My husband had back surgery today and is fine. It was incredibly weird being there for him at the hospital doing the reassuring hand holding thing. (sorry babe if you are reading this, not at all implying wimpiness on your part). I realized that having surgery for me is normal. Then I thought to myself,"It really is not normal to consider having surgery as normal!" Yet, as a sickie, that is how I feel . Most hospitalizations feel pretty routine. The idea of someone being "fixable" is also odd to me. When one has a chronic illness there is no fixing. I clearly remember the first time a doctor told me that he was not really trying to make me better, more like just trying to "maintain" me and keep me from getting worse. That really goes against what medicine is supposed to do! I think most people consider their doctors as someone who can make them better. This is what is so messed up about chronic illnesses. I saw one of my orthopedic doctors when I was waiting for my husband to go into surgery. I mentioned to my husband's doctor that I see three of his colleagues in the same practice. He referred to me as a groupie. That is quite alarming yet true. Being a patient often feels like a full time job. It was interesting, for today, to not be about me!
I walked outside this morning and there was more snow, what a surprise (read: sarcasm). I hate winter. Like a little old lady I constantly worry about falling and having to get a third knee replacement. Falling is something I obsess about. I am 40 but feel like I am 92. The outside of me is just a facade. My dogs, on the other hand, love the snow and tunnel through the back yard making paths. They play like eight year old kids and have a blast. I wish I was a dog but only if I had an owner like myself. I am NOT the pack leader. My dogs are cute and therefore rule our house.
Medicare turned me down for the mouse drug. Rituxan is the actual name but it is so much more fun to call it The Mouse Drug. I am now filling out forms to have the drug company take pity on me. I know, the idea of drug companies having a conscience is absurd but desperation is called for. I am a little jaded. Now I have to wait and be patient. I am not good at patience.

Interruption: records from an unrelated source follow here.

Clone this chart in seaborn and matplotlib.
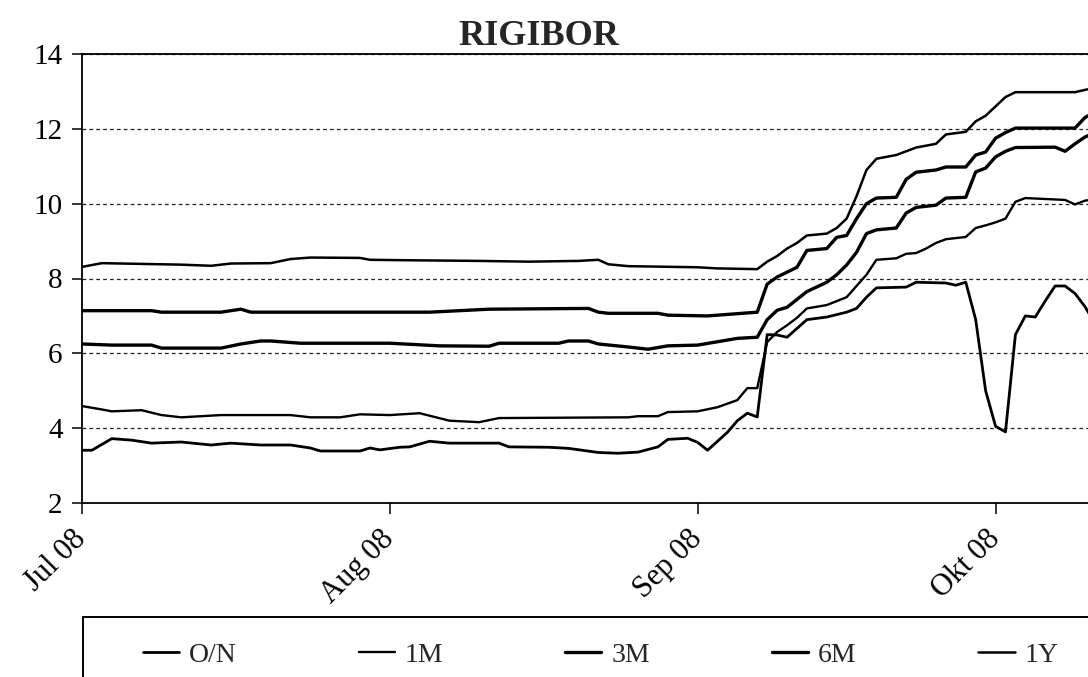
import matplotlib
matplotlib.use("Agg")
import matplotlib.pyplot as plt
import matplotlib.dates as mdates
from matplotlib.patches import Rectangle
from matplotlib.lines import Line2D
import pandas as pd
import seaborn as sns

# ---------------- data ----------------
series_names = ["O/N", "1M", "3M", "6M", "1Y"]

on_dates = ["07-01", "07-02", "07-04", "07-06", "07-08", "07-11", "07-14", "07-16", "07-19", "07-22",
            "07-24", "07-25", "07-29", "07-30", "07-31", "08-02", "08-03", "08-05", "08-07", "08-12",
            "08-13", "08-17", "08-19", "08-22", "08-24", "08-26", "08-28", "08-29", "08-31", "09-01",
            "09-02", "09-04", "09-05", "09-06", "09-07", "09-08", "09-09", "09-10", "09-12", "09-14",
            "09-16", "09-17", "09-18", "09-19", "09-22", "09-23", "09-26", "09-27", "09-28", "09-29",
            "09-30", "10-01", "10-02", "10-03", "10-04", "10-05", "10-06", "10-07", "10-08", "10-09",
            "10-10", "10-11"]
on_values = [3.41, 3.41, 3.72, 3.68, 3.60, 3.63, 3.55, 3.60, 3.55, 3.55,
             3.47, 3.39, 3.39, 3.47, 3.42, 3.49, 3.50, 3.65, 3.60, 3.60,
             3.50, 3.49, 3.46, 3.35, 3.33, 3.36, 3.50, 3.70, 3.73, 3.62,
             3.41, 3.89, 4.20, 4.40, 4.30, 6.50, 6.49, 6.43, 6.90, 6.97,
             7.10, 7.20, 7.50, 7.75, 7.77, 7.90, 7.88, 7.82, 7.90, 6.90,
             5.00, 4.05, 3.90, 6.50, 7.00, 6.97, 7.40, 7.80, 7.80, 7.60,
             7.25, 6.80]

m1_dates = ["07-01", "07-03", "07-04", "07-07", "07-09", "07-11", "07-15", "07-22", "07-24", "07-27",
            "07-29", "08-01", "08-04", "08-07", "08-10", "08-12", "08-25", "08-26", "08-28", "08-29",
            "09-01", "09-03", "09-05", "09-06", "09-07", "09-08", "09-09", "09-10", "09-11", "09-12",
            "09-14", "09-16", "09-17", "09-18", "09-19", "09-21", "09-22", "09-23", "09-24", "09-25",
            "09-26", "09-28", "09-29", "09-30", "10-01", "10-02", "10-03", "10-04", "10-08", "10-09",
            "10-10", "10-11"]
m1_values = [4.59, 4.50, 4.45, 4.48, 4.35, 4.29, 4.35, 4.35, 4.29, 4.29,
             4.37, 4.35, 4.40, 4.20, 4.16, 4.27, 4.29, 4.32, 4.32, 4.43,
             4.45, 4.56, 4.75, 5.07, 5.07, 6.30, 6.57, 6.75, 6.95, 7.20,
             7.29, 7.50, 7.80, 8.10, 8.50, 8.54, 8.66, 8.68, 8.80, 8.95,
             9.05, 9.11, 9.35, 9.42, 9.50, 9.60, 10.05, 10.15, 10.10, 9.98,
             10.08, 10.12]

m3_dates = ["07-01", "07-04", "07-08", "07-09", "07-15", "07-17", "07-19", "07-20", "07-23", "08-01",
            "08-06", "08-11", "08-12", "08-18", "08-19", "08-21", "08-22", "08-25", "08-27", "08-29",
            "09-01", "09-05", "09-07", "09-08", "09-09", "09-10", "09-12", "09-14", "09-15", "09-16",
            "09-17", "09-18", "09-19", "09-21", "09-22", "09-23", "09-25", "09-26", "09-28", "09-29",
            "09-30", "10-01", "10-02", "10-03", "10-07", "10-08", "10-09", "10-10", "10-11"]
m3_values = [6.25, 6.22, 6.22, 6.14, 6.14, 6.25, 6.33, 6.33, 6.27, 6.27,
             6.20, 6.19, 6.27, 6.27, 6.33, 6.33, 6.25, 6.17, 6.11, 6.20,
             6.22, 6.40, 6.43, 6.90, 7.15, 7.23, 7.65, 7.90, 8.10, 8.36,
             8.70, 9.20, 9.30, 9.35, 9.75, 9.90, 9.96, 10.15, 10.17, 10.85,
             10.95, 11.25, 11.40, 11.50, 11.51, 11.40, 11.60, 11.78, 11.90]

m6_dates = ["07-01", "07-08", "07-09", "07-15", "07-17", "07-18", "08-05", "08-11", "08-21", "08-22",
            "08-23", "08-28", "08-29", "09-02", "09-07", "09-08", "09-09", "09-11", "09-12", "09-14",
            "09-15", "09-16", "09-17", "09-18", "09-19", "09-21", "09-22", "09-23", "09-25", "09-26",
            "09-28", "09-29", "09-30", "10-01", "10-02", "10-03", "10-09", "10-10", "10-11"]
m6_values = [7.14, 7.14, 7.10, 7.10, 7.18, 7.10, 7.10, 7.18, 7.20, 7.10,
             7.07, 7.07, 7.02, 7.00, 7.10, 7.85, 8.04, 8.30, 8.75, 8.80,
             9.10, 9.15, 9.60, 10.00, 10.15, 10.17, 10.65, 10.84, 10.90, 10.98,
             10.98, 11.30, 11.38, 11.75, 11.90, 12.02, 12.02, 12.30, 12.45]

y1_dates = ["07-01", "07-03", "07-11", "07-14", "07-16", "07-20", "07-22", "07-24", "07-29", "07-30",
            "08-02", "08-10", "08-15", "08-20", "08-22", "08-23", "08-25", "09-01", "09-03", "09-07",
            "09-08", "09-09", "09-10", "09-11", "09-12", "09-14", "09-15", "09-16", "09-17", "09-18",
            "09-19", "09-21", "09-23", "09-25", "09-26", "09-28", "09-29", "09-30", "10-01", "10-02",
            "10-03", "10-09", "10-10", "10-11"]
y1_values = [8.31, 8.41, 8.37, 8.34, 8.40, 8.41, 8.52, 8.56, 8.55, 8.50,
             8.49, 8.47, 8.45, 8.47, 8.50, 8.38, 8.33, 8.30, 8.27, 8.25,
             8.45, 8.60, 8.80, 8.95, 9.15, 9.20, 9.35, 9.60, 10.20, 10.90,
             11.20, 11.30, 11.50, 11.60, 11.85, 11.92, 12.20, 12.35, 12.60, 12.85,
             12.98, 12.98, 13.04, 13.10]

tick_dates = ["2008-07-01", "2008-08-01", "2008-09-01", "2008-10-01"]
tick_labels = ["Jul 08", "Aug 08", "Sep 08", "Okt 08"]
y_ticks = [2, 4, 6, 8, 10, 12, 14]

series_dates = [on_dates, m1_dates, m3_dates, m6_dates, y1_dates]
series_values = [on_values, m1_values, m3_values, m6_values, y1_values]
line_widths = [2.0, 1.7, 2.4, 2.4, 1.8]

frames = []
for name, ds, vs in zip(series_names, series_dates, series_values):
    frames.append(pd.DataFrame({"date": pd.to_datetime(["2008-" + d for d in ds]),
                                "rate": vs, "tenor": name}))
df = pd.concat(frames, ignore_index=True)

# ---------------- style ----------------
sns.set_style("white")
plt.rcParams["font.family"] = ["Liberation Serif", "DejaVu Serif"]
plt.rcParams["axes.unicode_minus"] = False

W, H = 1088, 677
fig = plt.figure(figsize=(W / 100, H / 100), dpi=100)
px_per_day = 9.93
x0, x_right_px = 82, 1093
y_top, y_bot = 54, 503
ax = fig.add_axes([x0 / W, 1 - y_bot / H, (x_right_px - x0) / W, (y_bot - y_top) / H])

for name, lw in zip(series_names, line_widths):
    sns.lineplot(data=df[df["tenor"] == name], x="date", y="rate", ax=ax,
                 color="black", linewidth=lw, legend=False)

start = pd.Timestamp("2008-07-01")
ax.set_xlim(start, start + pd.Timedelta(days=(x_right_px - x0) / px_per_day))
ax.set_ylim(2, 14)
ax.set_yticks(y_ticks)
ax.set_yticklabels([str(v) for v in y_ticks])
ax.set_xticks(pd.to_datetime(tick_dates))
ax.set_xticklabels(tick_labels, rotation=45, ha="right", va="center",
                   rotation_mode="anchor")
ax.set_xlabel("")
ax.set_ylabel("")

ax.yaxis.grid(True, linestyle=(0, (3, 2.5)), color="#222222", linewidth=0.9)
ax.xaxis.grid(False)
for side in ["left", "bottom", "top"]:
    ax.spines[side].set_visible(True)
    ax.spines[side].set_color("black")
    ax.spines[side].set_linewidth(1.3)
ax.spines["right"].set_visible(False)

ax.tick_params(axis="y", direction="out", length=7, width=1.1, pad=7,
               labelsize=21, colors="black", left=True)
ax.tick_params(axis="x", direction="out", length=8, width=1.1, pad=15,
               labelsize=22, colors="black", bottom=True)

fig.text(0.495, 1 - 45 / H, "RIGIBOR", ha="center", va="baseline",
         fontsize=26, fontweight="bold")

# legend box (runs off the right and bottom of the image)
box = Rectangle((83 / W, -0.2), 1.2, (1 - 617 / H) + 0.2, transform=fig.transFigure,
                fill=False, edgecolor="black", linewidth=1.4, clip_on=False)
fig.add_artist(box)

handles = [Line2D([], [], color="black", linewidth=lw) for lw in line_widths]
fig.legend(handles, series_names, loc="center left",
           bbox_to_anchor=(143 / W, 1 - 655 / H), ncol=5, frameon=False,
           fontsize=20, handlelength=1.3, handletextpad=0.35, columnspacing=4.4,
           borderpad=0, borderaxespad=0)

fig.savefig("out.png", dpi=100)
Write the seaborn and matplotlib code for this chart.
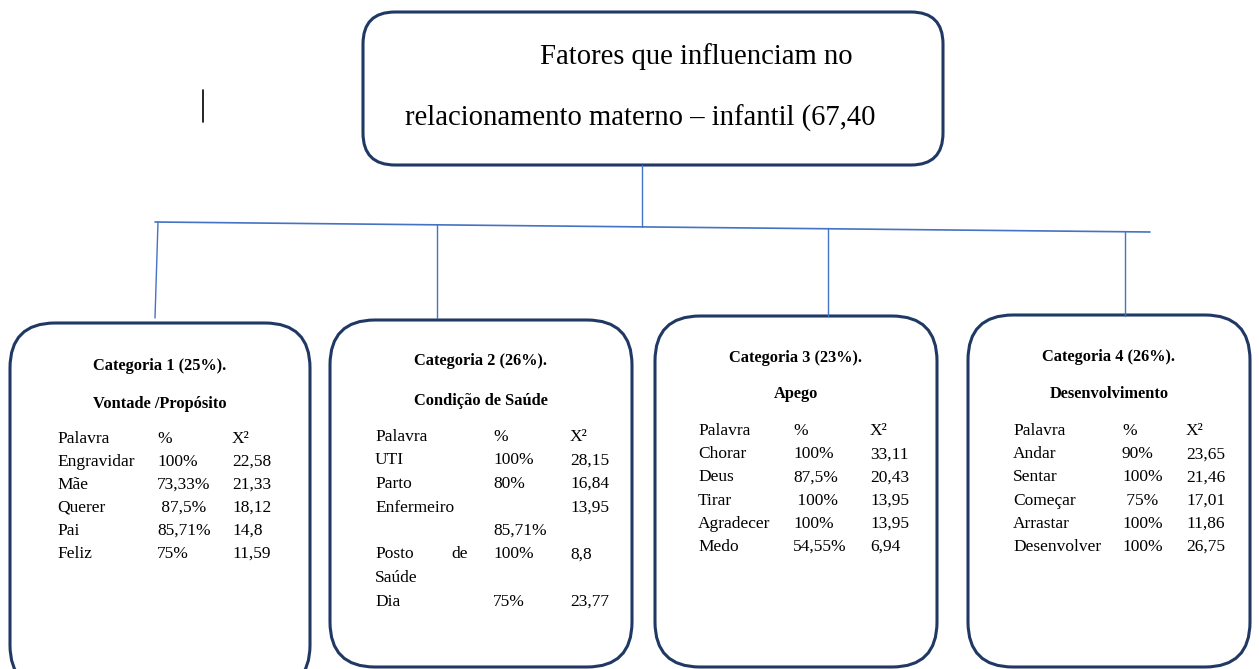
import matplotlib

matplotlib.use("Agg")
import matplotlib.pyplot as plt
import seaborn as sns
from matplotlib.patches import FancyBboxPatch

# ---- data ----
title_lines = ["Fatores que influenciam no", "relacionamento materno \u2013 infantil (67,40"]

cat_titles = ["Categoria 1 (25%).", "Categoria 2 (26%).", "Categoria 3 (23%).", "Categoria 4 (26%)."]
cat_names = ["Vontade /Propósito", "Condição de Saúde", "Apego", "Desenvolvimento"]
header = ["Palavra", "%", "X\u00b2"]

words_1 = ["Engravidar", "Mãe", "Querer", "Pai", "Feliz"]
pct_1 = ["100%", "73,33%", " 87,5%", "85,71%", "75%"]
chi_1 = ["22,58", "21,33", "18,12", "14,8", "11,59"]

words_2 = ["UTI", "Parto", "Enfermeiro", "Posto de Saúde", "Dia"]
pct_2 = ["100%", "80%", "85,71%", "100%", "75%"]
chi_2 = ["28,15", "16,84", "13,95", "8,8", "23,77"]

words_3 = ["Chorar", "Deus", "Tirar", "Agradecer", "Medo"]
pct_3 = ["100%", "87,5%", " 100%", "100%", "54,55%"]
chi_3 = ["33,11", "20,43", "13,95", "13,95", "6,94"]

words_4 = ["Andar", "Sentar", "Começar", "Arrastar", "Desenvolver"]
pct_4 = ["90%", "100%", " 75%", "100%", "100%"]
chi_4 = ["23,65", "21,46", "17,01", "11,86", "26,75"]

tables = [(words_1, pct_1, chi_1), (words_2, pct_2, chi_2),
          (words_3, pct_3, chi_3), (words_4, pct_4, chi_4)]

# ---- layout (pixel coords, y down) ----
boxes = [
    dict(x0=10, x1=310, y0=323, y1=690, ty=365, sy=403, hy=438, step=23.0, cols=(57, 157, 232)),
    dict(x0=330, x1=632, y0=320, y1=667, ty=360, sy=400, hy=436, step=23.5, cols=(375, 493, 570)),
    dict(x0=655, x1=937, y0=316, y1=667, ty=357, sy=393, hy=430, step=23.2, cols=(698, 793, 870)),
    dict(x0=968, x1=1250, y0=315, y1=667, ty=356, sy=393, hy=430, step=23.2, cols=(1013, 1122, 1186)),
]
drops = [((158, 222), (155, 318)), ((437, 225), (437, 318)),
         ((828, 228), (828, 316)), ((1125, 232), (1125, 316))]

NAVY = "#1f3864"
BLUE = "#4472c4"

sns.set_theme(style="white")
plt.rcParams["font.family"] = ["Liberation Serif", "DejaVu Serif"]
plt.rcParams["text.color"] = "black"

fig = plt.figure(figsize=(12.59, 6.69), dpi=100)
ax = fig.add_axes([0, 0, 1, 1])
ax.set_xlim(0, 1259)
ax.set_ylim(669, 0)
ax.axis("off")


def put(x, y, s, **kw):
    # baseline-aligned text, y given as the visual middle of the line
    kw.setdefault("fontsize", 12.5)
    ax.text(x, y + 5, s, ha=kw.pop("ha", "left"), va="baseline", color="black", **kw)


# top box
ax.add_patch(FancyBboxPatch((363, 12), 580, 153, boxstyle="round,pad=0,rounding_size=32",
                            fc="white", ec=NAVY, lw=2.2))
ax.text(540, 64, title_lines[0], fontsize=20.6, ha="left", va="baseline", color="black")
ax.text(405, 126, title_lines[1], fontsize=20.6, ha="left", va="baseline", color="black")

# stray cursor mark
ax.plot([203, 203], [90, 122], color="black", lw=1.2)

# connectors
ax.plot([642, 642], [165, 227], color=BLUE, lw=1)
ax.plot([155, 1150], [222, 232], color=BLUE, lw=1.2)
for (xa, ya), (xb, yb) in drops:
    ax.plot([xa, xb], [ya, yb], color=BLUE, lw=1)

for b, t, n, (words, pcts, chis) in zip(boxes, cat_titles, cat_names, tables):
    ax.add_patch(FancyBboxPatch((b["x0"], b["y0"]), b["x1"] - b["x0"], b["y1"] - b["y0"],
                                boxstyle="round,pad=0,rounding_size=45",
                                fc="white", ec=NAVY, lw=2.2))
    cx = (b["x0"] + b["x1"]) / 2
    put(cx, b["ty"], t, fontsize=11.8, fontweight="bold", ha="center")
    put(cx, b["sy"], n, fontsize=11.8, fontweight="bold", ha="center")
    c0, c1, c2 = b["cols"]
    for x, h in zip(b["cols"], header):
        put(x, b["hy"], h)
    line = 1
    for w, p, c in zip(words, pcts, chis):
        y = b["hy"] + line * b["step"]
        if w == "Enfermeiro":
            # percent wrapped to the next line, as in the source document
            put(c0, y, w)
            put(c2, y, c)
            put(c1, y + b["step"], p)
            line += 2
            continue
        if w == "Posto de Saúde":
            put(c0, y, "Posto")
            put(c1 - 25, y, "de", ha="right")
            put(c0, y + b["step"], "Saúde")
            put(c1, y, p)
            put(c2, y, c)
            line += 2
            continue
        put(c0, y, w)
        put(c1, y, p)
        put(c2, y, c)
        line += 1

fig.savefig("out.png", dpi=100, facecolor="white")
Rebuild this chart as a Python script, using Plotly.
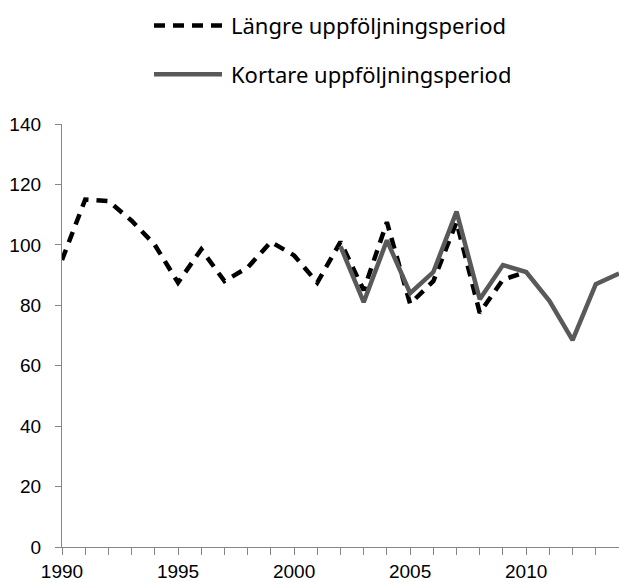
import plotly.graph_objects as go

years_long = list(range(1990, 2011))
values_long = [95, 115, 114.5, 108, 100, 87.5, 98.5, 88, 92.5, 101, 96.5, 87.5, 101,
               85, 107.5, 80.5, 88, 107.5, 77.5, 88.5, 91]
years_short = list(range(2002, 2015))
values_short = [99.5, 81, 101.5, 84, 91, 111, 82, 93.3, 91, 81.5, 68.5, 87, 90.5]

name_long = "Längre uppföljningsperiod"
name_short = "Kortare uppföljningsperiod"

style_long = dict(color="#000000", width=4.5, dash="11px,8px")
style_short = dict(color="#595959", width=4.5)

# plot area in pixels: x 62..619, y 124..549
L, R, T, B = 62, 619, 124, 549
def px(x):
    return (x - L) / (R - L)
def py(y):
    return (B - y) / (B - T)

fig = go.Figure()
fig.add_trace(go.Scatter(x=years_long, y=values_long, mode="lines", name=name_long,
                         line=style_long, showlegend=False, hoverinfo="skip"))
fig.add_trace(go.Scatter(x=years_short, y=values_short, mode="lines", name=name_short,
                         line=style_short, showlegend=False, hoverinfo="skip"))

# legend drawn as line samples + text
legend_items = [(name_long, style_long, 25), (name_short, style_short, 74)]
for name, style, yy in legend_items:
    fig.add_shape(type="line", xref="paper", yref="paper",
                  x0=px(154), x1=px(222), y0=py(yy), y1=py(yy),
                  line=style)
    fig.add_annotation(text=name, xref="paper", yref="paper",
                       x=px(229), y=py(yy), xanchor="left", yanchor="middle",
                       showarrow=False,
                       font=dict(family="Noto Sans", size=22, color="#000000"))

fig.update_layout(
    width=619, height=582,
    margin=dict(l=L, r=619 - R, t=T, b=582 - B),
    paper_bgcolor="white", plot_bgcolor="white",
    showlegend=False,
    font=dict(family="Liberation Sans", size=19, color="#000000"),
)
fig.update_xaxes(range=[1990, 2014], tickmode="linear", tick0=1990, dtick=5,
                 ticks="outside", ticklen=7, tickcolor="#868686",
                 showline=True, linecolor="#868686", linewidth=1.3,
                 showgrid=False, zeroline=False,
                 minor=dict(dtick=1, ticks="outside", ticklen=7, tickcolor="#868686", showgrid=False),
                 tickfont=dict(family="Liberation Sans", size=19))
fig.update_yaxes(range=[0, 140], tickmode="linear", tick0=0, dtick=20,
                 ticks="outside", ticklen=6, tickcolor="#868686",
                 ticklabelstandoff=10,
                 showline=True, linecolor="#868686", linewidth=1.3,
                 showgrid=False, zeroline=False,
                 tickfont=dict(family="Liberation Sans", size=19))

fig.write_html("out.html", config={"displayModeBar": False},
               post_script="document.body.style.margin='0';document.body.style.overflow='hidden';")
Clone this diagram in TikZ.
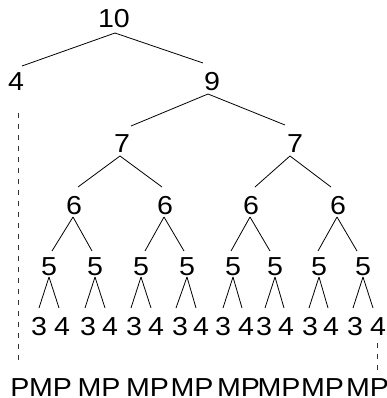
\documentclass[tikz,border=0pt]{standalone}
\usepackage{fontspec}
\setmainfont{Liberation Sans}[FakeStretch=1.1]
\begin{document}
\begin{tikzpicture}[x=1pt,y=-1pt,
  lab/.style={anchor=base,inner sep=0pt,font=\fontsize{26}{30}\selectfont},
  edge/.style={line width=0.8pt},
  dashline/.style={line width=0.8pt,dash pattern=on 5pt off 6pt,black!80}]
\useasboundingbox (0,0) rectangle (386,398);
% nodes
\node[lab] (n10) at (114,28) {10};
\node[lab] (n4) at (16,91) {4};
\node[lab] (n9) at (212,91) {9};
\node[lab] (n7a) at (122,153) {7};
\node[lab] (n7b) at (295,153) {7};
\foreach \x [count=\i] in {74,165,251,338}
  \node[lab] (s\i) at (\x,214) {6};
\foreach \x [count=\i] in {49,95,141,187,233,275,319,363}
  \node[lab] (f\i) at (\x,275) {5};
\foreach \x/\t [count=\i] in {39/3,62/4,88/3,110/4,134/3,156/4,180/3,201/4,223/3,246/4,264/3,286/4,310/3,331/4,355/3,378/4}
  \node[lab] (l\i) at (\x,335) {\t};
\node[lab] (p0) at (20,396) {P};
\foreach \x [count=\i] in {50.5,99,147.5,192,238.5,279,322.5,367.5}
  \node[lab] (m\i) at (\x,396) {MP};
% connectors
\draw[edge] ([shift={(1,5)}]n10.base) -- ([shift={(6,-25)}]n4.base);
\draw[edge] ([shift={(1,5)}]n10.base) -- ([shift={(-9,-28)}]n9.base);
\draw[edge] ([shift={(-4,3)}]n9.base) -- ([shift={(9,-27)}]n7a.base);
\draw[edge] ([shift={(-4,3)}]n9.base) -- ([shift={(-10,-28)}]n7b.base);
\draw[edge] ([shift={(-2,3)}]n7a.base) -- ([shift={(4,-27)}]s1.base);
\draw[edge] ([shift={(-2,3)}]n7a.base) -- ([shift={(-3,-27)}]s2.base);
\draw[edge] ([shift={(-5,3)}]n7b.base) -- ([shift={(4,-27)}]s3.base);
\draw[edge] ([shift={(-5,3)}]n7b.base) -- ([shift={(-7,-27)}]s4.base);
\foreach \p/\c/\d in {s1/f1/3,s1/f2/-3,s2/f3/4,s2/f4/-3,s3/f5/-2,s3/f6/-5,s4/f7/-1,s4/f8/-6}
  \draw[edge] ([shift={(-1,3)}]\p.base) -- ([shift={(\d,-24)}]\c.base);
\foreach \p/\c/\d in {f1/l1/0,f1/l2/-3,f2/l3/-3,f2/l4/-5,f3/l5/-3,f3/l6/-5,f4/l7/-4,f4/l8/-5,f5/l9/0,f5/l10/-4,f6/l11/1,f6/l12/-2,f7/l13/-1,f7/l14/-3,f8/l15/-2,f8/l16/-5}
  \draw[edge] ([shift={(0,2)}]\p.base) -- ([shift={(\d,-27)}]\c.base);
% dashed connectors
\draw[dashline] ([shift={(2,22)}]n4.base) -- ([shift={(-2,-33)}]p0.base);
\draw[dashline] ([shift={(-1,8)}]l16.base) -- ([shift={(9.5,-26)}]m8.base);
\end{tikzpicture}
\end{document}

I suppose I should explain "Eva In Wonderland". The blog title is mostly in reference to the mass of pharmeceuticals I ingest everyday. I loved Alice in Wonderland and Through the Looking Glass and the "Jabberwocky" poem I had memorized, at one time. Taking all these drugs constantly reminds me of the passage where Alice eats from one side of the mushroom and it makes her tall, the other side made her small. I feel controlled by the drugs and often wonder where I end and they begin. Where am I in the sea of drugs? The "relationship" I have with steroids has to be the strangest. I love and hate prednisone. Steroids are like an abusive boyfriend who beats the shit out of me, yet I just love him so much! No doubt, prednisone masks my pain, takes down swelling and gives me more energy. It also causes me to have 5 different sizes of clothing in my closet, rounds out my face in the form of a pumpkin and is ripping the hell out of my bones. I have avascular necrosis in my knee and both ankles. Sure, this could be partly due to the Lupus but it is the steroids, also. I am tapering off of 20 milligrams over the next 3 weeks. I know that it is the best thing, but I also know how hard it is to reduce the dosage. It is a Catch 22, damned if I do, damned if I don't. There was a time when having access to lots of drugs was a great thing, that time is not now! I guess that would be another irony.